Erling Haaland has spent the 2026 World Cup doing what he does best — scoring goals and generating content.
The Norwegian striker's unpolished posts on his Snapchat account, which has upwards of 3.3 million followers, have made him one of football's most meme-able personalities, with regular posts featuring his nostril-angle selfies comparing himself to Shrek, bald filters, silly Q&As and comedic skits.
The problem is that much of the content circulating online, however, is not actually his and it is largely AI-generated.
A video that racked up more than 31 million views on X in a matter of days last week showed the Manchester City forward mid-mouthful in a restaurant, flinching at his own reflection.
Community notes flagged it almost immediately and fact-checkers traced the footage to a comedic skit by Chinese duo Jin Long and Qiu Qiu, posted to TikTok on 15 June with Haaland's face swapped in using AI. The correction did not slow the clip down.
On 8 July, the same account posted further AI-altered videos of Haaland, which continued to rack up thousands of impressions.
A Haaland-Vinícius AI double act
Not all the fan content has been unwanted, however.
Ahead of Norway's last-16 clash with Brazil in New Jersey, fans began circulating edited videos superimposing Haaland's face onto Marlon Wayans' character in the 2004 comedy film White Chicks, with Brazil's Vinícius Júnior cast as Terry Crews in the film's iconic car sing-along scene.
Haaland spotted one of the edits on Instagram and asked that he and Vinícius recreate it in real life.
Yet the most-shared posts have depicted Haaland as a fur-clad Viking warrior bearing double-headed axes and commanding a longship through perilous waters.
It was not entirely of their own making. In 2023, photographer David Yarrow shot Haaland alone, waist-deep in an Oslo fjord, in full Viking dress.
Ahead of the 2026 World Cup, the Norwegian Football Federation brought Yarrow back to photograph the full squad. The resulting image, titled "The Vikings are coming," showed all 26 players armed with swords and shields on the shore of a fjord, a longship looming behind them. Haaland, by Yarrow's own account, had pushed for the squad follow-up himself.

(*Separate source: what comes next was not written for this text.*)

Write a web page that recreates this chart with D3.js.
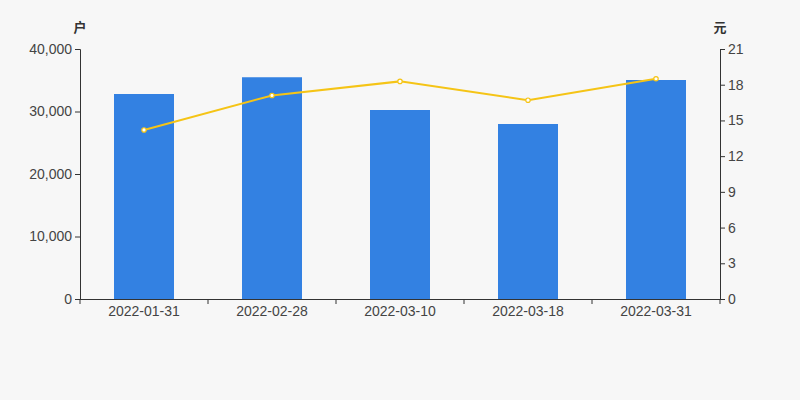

Fans wasted little time running with with the theme, flooding social media with AI-generated variations — Haaland mid-battle, clad in armour, axe raised — blurring the line between sanctioned mythology and fan-made fiction.
Right-wing and far-right accounts, drawn to Haaland as a symbol of white, blonde and physically imposing masculinity, have been particularly prone to sharing the Viking-themed content.
The Chinese obsession
Much of the AI content has its roots in China, where Haaland has become something close to a folk hero.
Since joining Weibo and Douyin, China's version of TikTok, on 6 June, he has amassed 1.6 million followers on Weibo and 5.2 million on Douyin in the space of a month.
Hashtags related to the striker have generated more than 490 million views on Weibo alone.
Chinese fans have given him two distinct personas. On the pitch, he is the "Nordic Cyborg" or "Robot Striker" or a goal machine of almost inhuman efficiency.
Off it, he is Habao, roughly "Ha Baby," a goofy, approachable giant whose exaggerated expressions and off-pitch antics have made him a fixture in Chinese meme culture.
Many of the fan edits circulating on Chinese social media are of a song, titled "Haaland (Ha Ha Ha)," that is set to the tune of Moskau, a 1979 track by German Eurodisco group Dschinghis Khan — recorded more than two decades before the Norwegian striker was born.